§ Your objective: Search the material below for the string "matplotlib" and extract each line that has it.
[start]
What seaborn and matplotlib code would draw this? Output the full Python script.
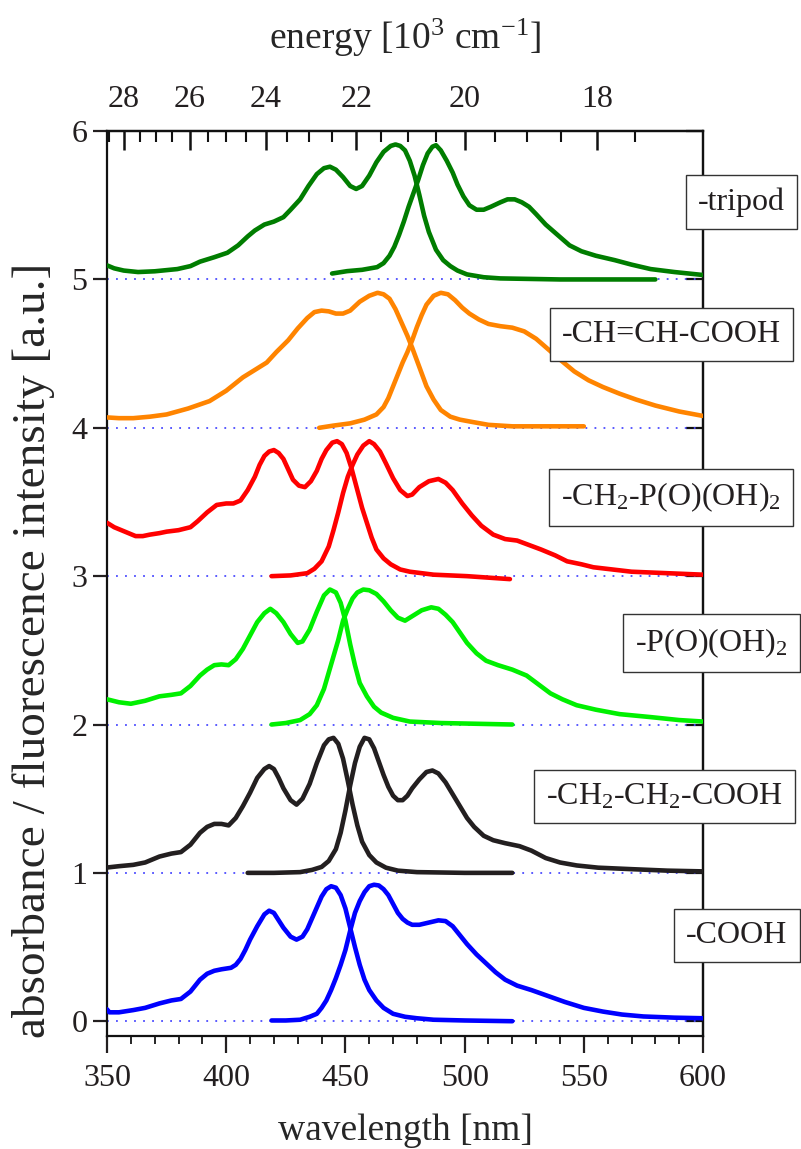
import numpy as np
import pandas as pd
import matplotlib
matplotlib.use("Agg")
import matplotlib.pyplot as plt
import seaborn as sns
from matplotlib.ticker import MultipleLocator

sns.set_style("ticks")
plt.rcParams['font.family'] = ['Liberation Serif', 'DejaVu Serif']
plt.rcParams['mathtext.fontset'] = 'custom'
plt.rcParams['mathtext.rm'] = 'Liberation Serif'
plt.rcParams['mathtext.it'] = 'Liberation Serif:italic'

# values (already shifted by the stacking offset)
cooh_abs_wl = [350, 351, 355, 361, 366, 372, 377, 381, 385, 389, 392, 395, 398, 402, 404, 406, 408, 410, 413, 416, 418, 420, 422, 424, 427, 429.5, 432, 434, 437, 440, 442, 444, 446, 448, 450, 452, 454, 456, 458, 460, 463, 466, 470, 475, 480, 487, 500, 520]
cooh_abs = [0.08, 0.06, 0.06, 0.075, 0.09, 0.12, 0.14, 0.15, 0.2, 0.28, 0.32, 0.34, 0.35, 0.36, 0.38, 0.42, 0.48, 0.55, 0.64, 0.72, 0.745, 0.73, 0.68, 0.63, 0.57, 0.55, 0.57, 0.62, 0.73, 0.84, 0.89, 0.91, 0.90, 0.85, 0.76, 0.63, 0.50, 0.38, 0.28, 0.21, 0.14, 0.09, 0.05, 0.03, 0.02, 0.01, 0.005, 0.0]
cooh_em_wl = [419, 425, 431, 435, 438, 440, 442, 444, 446, 448, 450, 452, 454, 456, 458, 460, 462, 464, 466, 468, 470, 472, 474, 476, 478, 481, 485, 489, 492, 495, 498, 501, 505, 509, 513, 517, 522, 528, 535, 542, 550, 558, 566, 575, 588, 600]
cooh_em = [0.005, 0.005, 0.01, 0.03, 0.05, 0.09, 0.14, 0.21, 0.29, 0.38, 0.48, 0.61, 0.73, 0.81, 0.87, 0.91, 0.92, 0.915, 0.89, 0.85, 0.79, 0.73, 0.69, 0.665, 0.65, 0.65, 0.665, 0.68, 0.675, 0.64, 0.58, 0.52, 0.45, 0.39, 0.33, 0.28, 0.24, 0.21, 0.17, 0.13, 0.09, 0.065, 0.045, 0.032, 0.024, 0.02]

ch2ch2_abs_wl = [350, 355, 361, 366, 372, 377, 381, 385, 389, 392, 395, 398, 401, 404, 407, 410, 413, 416, 418, 420, 422, 424, 427, 429.5, 432, 435, 438, 441, 443, 445, 447, 449, 451, 453, 455, 457, 460, 463, 467, 472, 480, 500, 520]
ch2ch2_abs = [1.036, 1.045, 1.054, 1.07, 1.11, 1.13, 1.14, 1.19, 1.27, 1.31, 1.33, 1.33, 1.32, 1.37, 1.45, 1.54, 1.64, 1.70, 1.72, 1.70, 1.64, 1.57, 1.49, 1.46, 1.50, 1.60, 1.74, 1.86, 1.90, 1.91, 1.87, 1.77, 1.62, 1.46, 1.32, 1.21, 1.12, 1.07, 1.035, 1.015, 1.005, 1.0, 1.0]
ch2ch2_em_wl = [409, 420, 431, 436, 440, 443, 446, 448, 450, 452, 454, 456, 458, 460, 462, 464, 466, 468, 470, 472, 474, 476, 478, 481, 484, 486.5, 489, 492, 495, 498, 501, 504, 508, 512, 517, 523, 528, 534, 540, 547, 556, 570, 585, 600]
ch2ch2_em = [1.0, 1.0, 1.005, 1.02, 1.04, 1.08, 1.16, 1.27, 1.42, 1.59, 1.74, 1.85, 1.91, 1.90, 1.84, 1.75, 1.66, 1.58, 1.52, 1.49, 1.49, 1.52, 1.57, 1.63, 1.68, 1.69, 1.67, 1.61, 1.53, 1.45, 1.37, 1.31, 1.25, 1.22, 1.20, 1.18, 1.15, 1.10, 1.07, 1.05, 1.035, 1.025, 1.015, 1.01]

po_abs_wl = [350, 355, 360, 366, 372, 377, 381, 385, 389, 392, 395, 398, 401, 404, 407, 410, 413, 416, 418.5, 421, 424, 427, 430, 432, 435, 438, 441, 443.5, 446, 448, 450, 452, 454, 456, 459, 462, 465, 470, 477, 490, 505, 520]
po_abs = [2.17, 2.15, 2.14, 2.16, 2.19, 2.20, 2.21, 2.26, 2.33, 2.37, 2.40, 2.405, 2.40, 2.44, 2.51, 2.60, 2.69, 2.75, 2.78, 2.75, 2.69, 2.61, 2.55, 2.56, 2.64, 2.76, 2.87, 2.91, 2.89, 2.82, 2.70, 2.54, 2.40, 2.28, 2.19, 2.12, 2.08, 2.045, 2.02, 2.01, 2.005, 2.0]
po_em_wl = [419, 425, 431, 435, 438, 441, 443, 445, 447, 449, 451, 453, 455, 457.5, 460, 463, 466, 469, 472, 475, 478, 482, 486, 489, 492, 495, 498, 501, 505, 509, 514, 520, 526, 531, 536, 541, 547, 555, 565, 578, 590, 600]
po_em = [2.0, 2.01, 2.03, 2.07, 2.13, 2.24, 2.35, 2.46, 2.57, 2.70, 2.78, 2.85, 2.89, 2.91, 2.905, 2.88, 2.83, 2.77, 2.72, 2.70, 2.73, 2.77, 2.79, 2.78, 2.74, 2.69, 2.62, 2.55, 2.48, 2.43, 2.40, 2.37, 2.33, 2.27, 2.21, 2.17, 2.13, 2.10, 2.07, 2.05, 2.03, 2.02]

ch2po_abs_wl = [350, 353, 356, 359, 362, 365, 368, 372, 375, 380, 385, 388, 392, 396, 400, 403, 406, 409, 412, 414, 416, 418, 420, 422, 424, 426, 428, 430.5, 433, 435.5, 438, 440, 442, 444.5, 446.5, 448.5, 450.5, 452.5, 455, 457, 459, 461, 463, 466, 469, 473, 477, 487, 501, 510, 519]
ch2po_abs = [3.36, 3.33, 3.31, 3.29, 3.27, 3.27, 3.28, 3.29, 3.30, 3.31, 3.33, 3.37, 3.43, 3.48, 3.49, 3.49, 3.51, 3.58, 3.67, 3.75, 3.81, 3.84, 3.85, 3.83, 3.79, 3.72, 3.65, 3.61, 3.60, 3.64, 3.71, 3.79, 3.85, 3.90, 3.91, 3.89, 3.83, 3.73, 3.58, 3.46, 3.36, 3.26, 3.18, 3.12, 3.08, 3.045, 3.03, 3.01, 3.0, 2.99, 2.98]
ch2po_em_wl = [419, 427, 434, 437, 440, 443, 445, 447, 449, 451, 453, 455, 457.5, 460, 462, 464.5, 467, 470, 473, 476, 478, 481, 485, 489, 492, 495, 499, 503, 507, 512, 517, 522, 527, 532, 538, 543, 549, 554, 562, 570, 585, 600]
ch2po_em = [3.0, 3.005, 3.02, 3.05, 3.10, 3.20, 3.31, 3.43, 3.56, 3.67, 3.75, 3.82, 3.88, 3.91, 3.89, 3.84, 3.76, 3.66, 3.58, 3.54, 3.55, 3.60, 3.64, 3.655, 3.63, 3.58, 3.49, 3.41, 3.34, 3.28, 3.25, 3.24, 3.21, 3.18, 3.14, 3.10, 3.08, 3.06, 3.045, 3.03, 3.02, 3.01]

chch_abs_wl = [350, 355, 361, 368, 375, 384, 393, 400, 407, 412, 417, 421, 426, 430, 434, 437, 440, 443, 446, 449, 452, 456, 460, 463.5, 466, 468.5, 471, 473.5, 476, 478, 481, 484, 487, 490, 494, 498, 503, 510, 520, 550]
chch_abs = [4.07, 4.065, 4.065, 4.075, 4.09, 4.13, 4.18, 4.25, 4.34, 4.39, 4.44, 4.51, 4.59, 4.67, 4.74, 4.78, 4.79, 4.785, 4.77, 4.77, 4.79, 4.85, 4.89, 4.91, 4.90, 4.87, 4.80, 4.71, 4.62, 4.54, 4.41, 4.28, 4.19, 4.12, 4.075, 4.055, 4.04, 4.02, 4.01, 4.01]
chch_em_wl = [439, 445, 452, 458, 463, 466, 468, 470, 472, 474, 476, 478, 480, 482, 484, 487, 490, 493, 496, 499, 502, 506, 510, 515, 520, 525, 530, 535, 540, 546, 552, 558, 565, 572, 580, 590, 600]
chch_em = [4.0, 4.015, 4.03, 4.055, 4.09, 4.14, 4.20, 4.28, 4.36, 4.44, 4.51, 4.59, 4.68, 4.76, 4.83, 4.89, 4.91, 4.90, 4.86, 4.81, 4.77, 4.73, 4.70, 4.685, 4.675, 4.65, 4.60, 4.53, 4.46, 4.38, 4.32, 4.275, 4.23, 4.19, 4.15, 4.11, 4.08]

tripod_abs_wl = [350, 353, 357, 363, 370, 379.5, 385, 389, 395, 400.5, 405, 409, 412, 416, 420, 424, 427, 431, 434.5, 438, 441, 443.5, 446, 449, 452, 454.5, 457, 460, 463, 466, 469, 471, 473, 475, 477, 479, 481, 483, 485, 488, 491, 494, 497, 501, 508, 515, 540, 580]
tripod_abs = [5.095, 5.075, 5.06, 5.05, 5.055, 5.07, 5.09, 5.12, 5.15, 5.18, 5.23, 5.29, 5.33, 5.37, 5.39, 5.42, 5.47, 5.54, 5.63, 5.71, 5.75, 5.76, 5.74, 5.69, 5.63, 5.61, 5.63, 5.70, 5.79, 5.86, 5.90, 5.91, 5.90, 5.87, 5.80, 5.70, 5.57, 5.43, 5.32, 5.20, 5.13, 5.09, 5.06, 5.034, 5.015, 5.007, 5.0, 5.0]
tripod_em_wl = [444.4, 450.7, 457, 463.3, 466, 468.5, 470.5, 472.5, 474.5, 476.5, 478.5, 480.5, 482.5, 484.5, 486.5, 488, 490, 492.5, 495, 497, 499.5, 502, 505, 508, 511, 515, 518, 521, 524, 527, 530, 534, 539, 544, 549, 555, 563, 570, 578, 588, 600]
tripod_em = [5.04, 5.056, 5.065, 5.083, 5.11, 5.16, 5.22, 5.30, 5.39, 5.49, 5.58, 5.67, 5.77, 5.85, 5.895, 5.905, 5.87, 5.80, 5.72, 5.64, 5.56, 5.50, 5.47, 5.47, 5.49, 5.52, 5.54, 5.54, 5.52, 5.49, 5.44, 5.37, 5.30, 5.23, 5.19, 5.16, 5.13, 5.10, 5.07, 5.05, 5.03]

names = ['-COOH', '-CH$_2$-CH$_2$-COOH', '-P(O)(OH)$_2$', '-CH$_2$-P(O)(OH)$_2$', '-CH=CH-COOH', '-tripod']
offsets = [0, 1, 2, 3, 4, 5]
colors = ['#0000ff', '#231f20', '#00f000', '#ff0000', '#ff8400', '#007d00']
spectra = [
    (cooh_abs_wl, cooh_abs, cooh_em_wl, cooh_em),
    (ch2ch2_abs_wl, ch2ch2_abs, ch2ch2_em_wl, ch2ch2_em),
    (po_abs_wl, po_abs, po_em_wl, po_em),
    (ch2po_abs_wl, ch2po_abs, ch2po_em_wl, ch2po_em),
    (chch_abs_wl, chch_abs, chch_em_wl, chch_em),
    (tripod_abs_wl, tripod_abs, tripod_em_wl, tripod_em),
]
# label boxes: left x (nm) and centre y
label_x = [593, 534, 571.5, 540.4, 540.9, 597.9]
label_y = [0.58, 1.515, 2.55, 3.53, 4.63, 5.52]

# top axis: energy in 10^3 cm^-1
energy_ticks = [28, 26, 24, 22, 20, 18]
energy_minor = np.arange(17.5, 28.6, 0.5)

fig = plt.figure(figsize=(8.01, 11.49), dpi=100)
ax = fig.add_axes([0.1336, 0.0983, 0.7441, 0.7876])

for off in offsets:
    ax.axhline(off, color='#4b4bff', lw=1.3, ls=(0, (1, 4)), zorder=1)

for (awl, a, ewl, e), c in zip(spectra, colors):
    sns.lineplot(x=awl, y=a, color=c, lw=3.3, sort=False, estimator=None, ax=ax, zorder=3)
    sns.lineplot(x=ewl, y=e, color=c, lw=3.3, sort=False, estimator=None, ax=ax, zorder=3)

for name, lx, ly in zip(names, label_x, label_y):
    ax.text(lx, ly, name, fontsize=23, ha='left', va='center', color='#231f20', zorder=5, clip_on=False,
            bbox=dict(boxstyle='square,pad=0.38', fc='white', ec='#333333', lw=1.0))

ax.set_xlim(350, 600)
ax.set_ylim(-0.1, 6)
ax.set_xlabel('wavelength [nm]', fontsize=27, labelpad=15)
ax.set_ylabel('absorbance / fluorescence intensity [a.u.]', fontsize=34)
ax.yaxis.set_label_coords(-0.088, 0.4265)
ax.xaxis.set_major_locator(MultipleLocator(50))
ax.xaxis.set_minor_locator(MultipleLocator(10))
ax.yaxis.set_major_locator(MultipleLocator(1))
ax.tick_params(axis='x', which='major', direction='out', length=12, width=1.6, labelsize=23, pad=8, colors='#231f20')
ax.tick_params(axis='x', which='minor', direction='out', length=6, width=1.4)
ax.tick_params(axis='y', which='major', direction='out', length=10, width=1.6, labelsize=23, pad=4, colors='#231f20')
for s in ax.spines.values():
    s.set_linewidth(1.6)
    s.set_color('#111111')

right = ax.secondary_yaxis('right')
right.set_yticks(offsets + [6])
right.tick_params(which='major', right=True, left=False, direction='in', length=12, width=1.6,
                  labelright=False, color='#111111')
right.spines['right'].set_linewidth(1.6)

# energy scale on top, ticks placed at the matching wavelengths
top = ax.secondary_xaxis('top')
top.set_xticks(1e4 / np.array(energy_ticks, float))
top.set_xticklabels([str(e) for e in energy_ticks])
top.set_xticks(1e4 / energy_minor, minor=True)
top.tick_params(which='major', top=True, bottom=False, direction='in', length=14, width=1.8,
                labelsize=23, pad=12, color='#111111', labelcolor='#231f20')
top.tick_params(which='minor', top=True, bottom=False, direction='in', length=8, width=1.5, color='#111111')
top.set_xlabel('energy [10$^3$ cm$^{\\mathregular{-1}}$]', fontsize=27, labelpad=26)
top.spines['top'].set_linewidth(1.6)
top.spines['top'].set_color('#111111')

fig.savefig('out.png', dpi=100)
[end]
§ Final answer:
What seaborn and matplotlib code would draw this? Output the full Python script.
import matplotlib
matplotlib.use("Agg")
import matplotlib.pyplot as plt
from matplotlib.ticker import MultipleLocator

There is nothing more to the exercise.